All hands on deck! Ice Cube has announced big plans for his basketball league.

According to a press release, the rapper turned entrepreneur’s BIG3 basketball league plans to introduce decentralized team ownership backed by Non-Fungible Tokens (NFTs). This means fans from across the world will have a chance to own a stake in the league’s 12 teams.

“This is team ownership in the 21st century,” said BIG3 co-founder, Ice Cube, according to a press release. “We’ve created a special bond with our fans since our first game in 2017 and this is the natural next step. We want fans to feel even more invested in their favorite squad, more connected to their favorite player, and provide them with the opportunity to grow with us. While other leagues are flirting with fan ownership, none of them have more meat on the bone than BIG3 team owners.”

Benefits Of Becoming BIG3 Basketball League Owner

To become a BIG3 team owner, fans can choose between two NFT collectibles: 25 Fire valued at $25,000 each and 975 Gold valued at $5,000 each. The ownership not only comes with bragging rights but added perks such as voting rights toward team actions, VIP tickets to games, and limited-edition team, league, and championship merchandise and memorabilia. What’s more, owners will have a percentage of future team sales, first rights to expansion teams, and access to team practices and parties, among others.
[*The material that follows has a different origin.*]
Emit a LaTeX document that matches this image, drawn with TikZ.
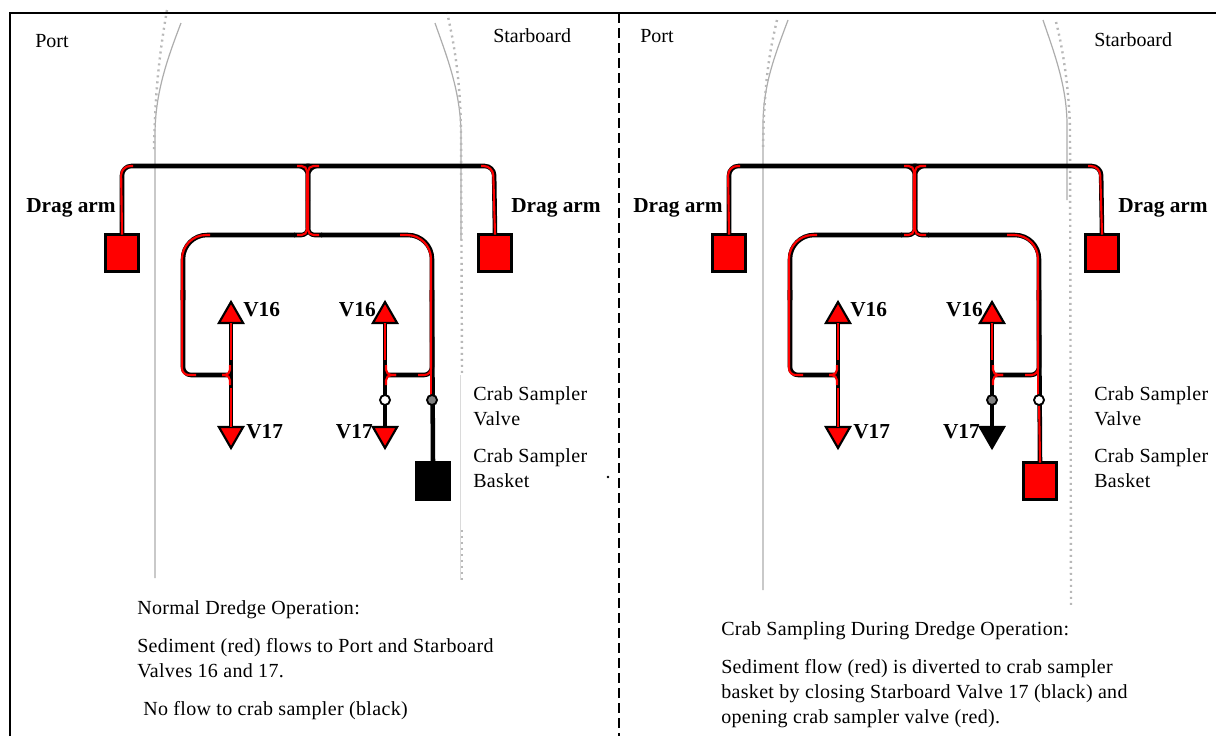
\documentclass[tikz,border=0pt]{standalone}
\usepackage{fontspec}
\setmainfont{Liberation Serif}
\newfontfamily\spacedserif[LetterSpace=1.7]{Liberation Serif}
\usetikzlibrary{shapes.geometric}
\definecolor{hullgrey}{gray}{0.68}
\definecolor{hulldot}{gray}{0.72}
\tikzset{
  x=0.75pt,y=-0.75pt,
  blackpipe/.style={draw=black,line width=3.4pt,line join=round},
  redpipe/.style={draw=red,line width=1.6pt,line join=round},
  bluntpipe/.style={draw=black,line width=3.4pt},
  tank/.style={draw=black,line width=2.2pt,minimum width=24.6pt,minimum height=27.6pt,inner sep=0pt,outer sep=0pt},
  tip/.style={regular polygon,regular polygon sides=3,draw=black,line width=1.6pt,minimum size=21pt,inner sep=0pt,outer sep=0pt},
  tipdown/.style={tip,shape border rotate=180},
  valve/.style={circle,draw=black,line width=1.4pt,minimum size=7.5pt,inner sep=0pt,outer sep=0pt},
  boldlabel/.style={font=\fontsize{16}{18}\selectfont\bfseries,inner sep=0pt},
  plain/.style={font=\fontsize{15}{18.75}\selectfont,inner sep=0pt,align=left},
  spaced/.style={font=\spacedserif\fontsize{15}{18.75}\selectfont,inner sep=0pt,align=left},
  hull/.style={draw=hullgrey,line width=0.9pt},
  hulldots/.style={draw=hulldot,line width=1.8pt,dash pattern=on 1.5pt off 3pt},
  frameline/.style={draw=black,line width=2.2pt}
}
% #1 prefix, #2 V17-right fill, #3 crab tank fill, #4 inner valve fill, #5 crab valve fill, #6 crab pipe lower colour
\newcommand{\dredgelayout}[6]{
  \node[tank,fill=red] (#1armL) at (122,253) {};
  \node[tank,fill=red] (#1armR) at (495,253) {};
  \node[tank,fill=#3] (#1crab) at (433,481) {};
  \node[tip,fill=red] (#1v16L) at (231,316) {};
  \node[tip,fill=red] (#1v16R) at (385,316) {};
  \node[tipdown,fill=red] (#1v17L) at (231,434) {};
  \node[tipdown,fill=#2] (#1v17R) at (385,434) {};
  \coordinate (#1top) at (308,200);
  \coordinate (#1jL) at (231,375);
  \coordinate (#1jR) at (385,375);
  % black body
  \draw[blackpipe,rounded corners=7pt] (#1armL.north) -- (122,166) -- (300,166) -- (308,166) -- (#1top);
  \draw[blackpipe,rounded corners=7pt] (#1armR.north) -- (494,166) -- (316,166) -- (308,166) -- (#1top);
  \draw[blackpipe,rounded corners=5pt] (#1top) -- (308,235) -- (294,235);
  \draw[blackpipe,rounded corners=5pt] (#1top) -- (308,235) -- (322,235);
  \draw[blackpipe,rounded corners=18pt] (295,235) -- (183,235) -- (183,300);
  \draw[blackpipe,rounded corners=18pt] (321,235) -- (432,235) -- (432,300);
  \draw[blackpipe,rounded corners=6pt] (183,290) -- (183,375) -- (#1jL);
  \draw[blackpipe,rounded corners=6pt] (432,290) -- (432,375) -- (#1jR);
  \draw[blackpipe] (#1v16L.south) -- (#1v17L.north);
  \draw[blackpipe] (#1v16R.south) -- (#1v17R.north);
  \draw[bluntpipe] (432,300) -- (#1crab.north);
  % red flow
  \draw[redpipe,rounded corners=7pt] (#1armL.north) -- (121,166) -- (133,166);
  \draw[redpipe,rounded corners=7pt] (#1armR.north) -- (493,166) -- (481,166);
  \draw[redpipe,rounded corners=4pt] (297,166) -- (307,166) -- (307,235) -- (297,235);
  \draw[redpipe,rounded corners=4pt] (319,166) -- (308,166) -- (308,235) -- (319,235);
  \draw[redpipe,rounded corners=18pt] (210,235) -- (182,235) -- (182,300);
  \draw[redpipe,rounded corners=18pt] (400,235) -- (431,235) -- (431,300);
  \draw[redpipe,rounded corners=5pt] (182,290) -- (182,375) -- (196,375);
  \draw[redpipe,rounded corners=5pt] (431,290) -- (431,375) -- (418,375);
  \draw[redpipe] (#1v16L.south) -- (231,360);
  \draw[redpipe] (231,388) -- (#1v17L.north);
  \draw[redpipe,rounded corners=4pt] (222,375) -- (230,375) -- (230,365);
  \draw[redpipe,rounded corners=4pt] (222,375) -- (230,375) -- (230,385);
  \draw[redpipe] (#1v16R.south) -- (385,360);
  \draw[redpipe,rounded corners=4pt] (396,375) -- (386,375) -- (386,365);
  \draw[redpipe,rounded corners=4pt] (396,375) -- (386,375) -- (386,385);
  \draw[redpipe] (431,300) -- (431,400);
  \draw[draw=#6,line width=1.6pt] (432,400) -- (#1crab.north);
  \node[valve,fill=#4] (#1vin) at (385,400) {};
  \node[valve,fill=#5] (#1vcr) at (432,400) {};
  % labels
  \node[boldlabel,anchor=base west] (#1lv16a) at (243,316) {V16};
  \node[boldlabel,anchor=base east] (#1lv16b) at (376,316) {V16};
  \node[boldlabel,anchor=base west] (#1lv17a) at (246,438) {V17};
  \node[boldlabel,anchor=base east] (#1lv17b) at (373,438) {V17};
  \node[boldlabel,anchor=base west] (#1ldra) at (26,212) {Drag arm};
  \node[boldlabel,anchor=base west] (#1ldrb) at (511,212) {Drag arm};
}
\begin{document}
\begin{tikzpicture}
\useasboundingbox (0,0) rectangle (1216,736);
\fill[white] (0,0) rectangle (1216,736);
% hulls, left panel
\draw[hull] (181,23) .. controls (166,62) and (155,95) .. (155,135) -- (155,578);
\draw[hull] (435,23) .. controls (445,52) and (461,90) .. (461,135) -- (461,240);
\draw[draw=hullgrey!45,line width=0.7pt] (460,375) -- (460,580);
\draw[hulldots] (167,10) .. controls (160,50) and (155,90) .. (154,150);
\draw[hulldots] (447,12) .. controls (452,35) and (460,70) .. (461,130) -- (462,375);
\draw[hulldots] (462,530) -- (462,582);
% hulls, right panel
\draw[hull] (788,20) .. controls (775,55) and (763,85) .. (763,125) -- (763,590);
\draw[hull] (1043,20) .. controls (1053,50) and (1067,85) .. (1067,125) -- (1067,200);
\draw[hulldots] (777,20) .. controls (770,50) and (764,80) .. (763,150);
\draw[hulldots] (1056,22) .. controls (1062,45) and (1069,85) .. (1070,130) -- (1071,606);
% frame
\draw[frameline] (10,736) -- (10,13) -- (1216,13);
\draw[frameline,dash pattern=on 7.5pt off 3.75pt] (619,13) -- (619,736);
\fill (608,477) circle (1pt);
% diagrams
\dredgelayout{a}{red}{black}{white}{gray}{black}
\begin{scope}[xshift=455.25pt]
\dredgelayout{b}{black}{red}{gray}{white}{red}
\end{scope}
% text, left panel
\node[plain,anchor=base west] (t1) at (35,47) {Port};
\node[plain,anchor=base west] (t2) at (493,42) {Starboard};
\node[spaced,anchor=north west] (t3) at (473,386) {Crab Sampler\\Valve};
\node[spaced,anchor=north west] (t4) at (473,448) {Crab Sampler\\Basket};
\node[spaced,anchor=base west] (t5) at (137,614) {Normal Dredge Operation:};
\node[spaced,anchor=north west] (t6) at (137,638) {Sediment (red) flows to Port and Starboard\\Valves 16 and 17.};
\node[spaced,anchor=base west] (t7) at (143,715) {No flow to crab sampler (black)};
% text, right panel
\node[plain,anchor=base west] (t8) at (640,42) {Port};
\node[plain,anchor=base west] (t9) at (1094,46) {Starboard};
\node[spaced,anchor=north west] (t10) at (1094,386) {Crab Sampler\\Valve};
\node[spaced,anchor=north west] (t11) at (1094,448) {Crab Sampler\\Basket};
\node[spaced,anchor=base west] (t12) at (721,635) {Crab Sampling During Dredge Operation:};
\node[spaced,anchor=north west] (t13) at (721,659) {Sediment flow (red) is diverted to crab sampler\\basket by closing Starboard Valve 17 (black) and\\opening crab sampler valve (red).};
\end{tikzpicture}
\end{document}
“When we founded the BIG3 five seasons ago, our mission was to build a league that was innovative and created opportunities for players and fans alike that other leagues lack,” said BIG3 co-founder, Jeff Kwatinetz, according to a press release. “We are thrilled to be lowering the barrier to entry to team ownership so our fans can take their investment to the next level. This is a tremendous step for our league and the sport as a whole, and I can’t wait to meet our new owners and begin to build this league alongside them.“

The new move might be beneficial for the expansion of the BIG3 basketball league as the NFTs could potentially create $66 million in revenue, Decrypt reports.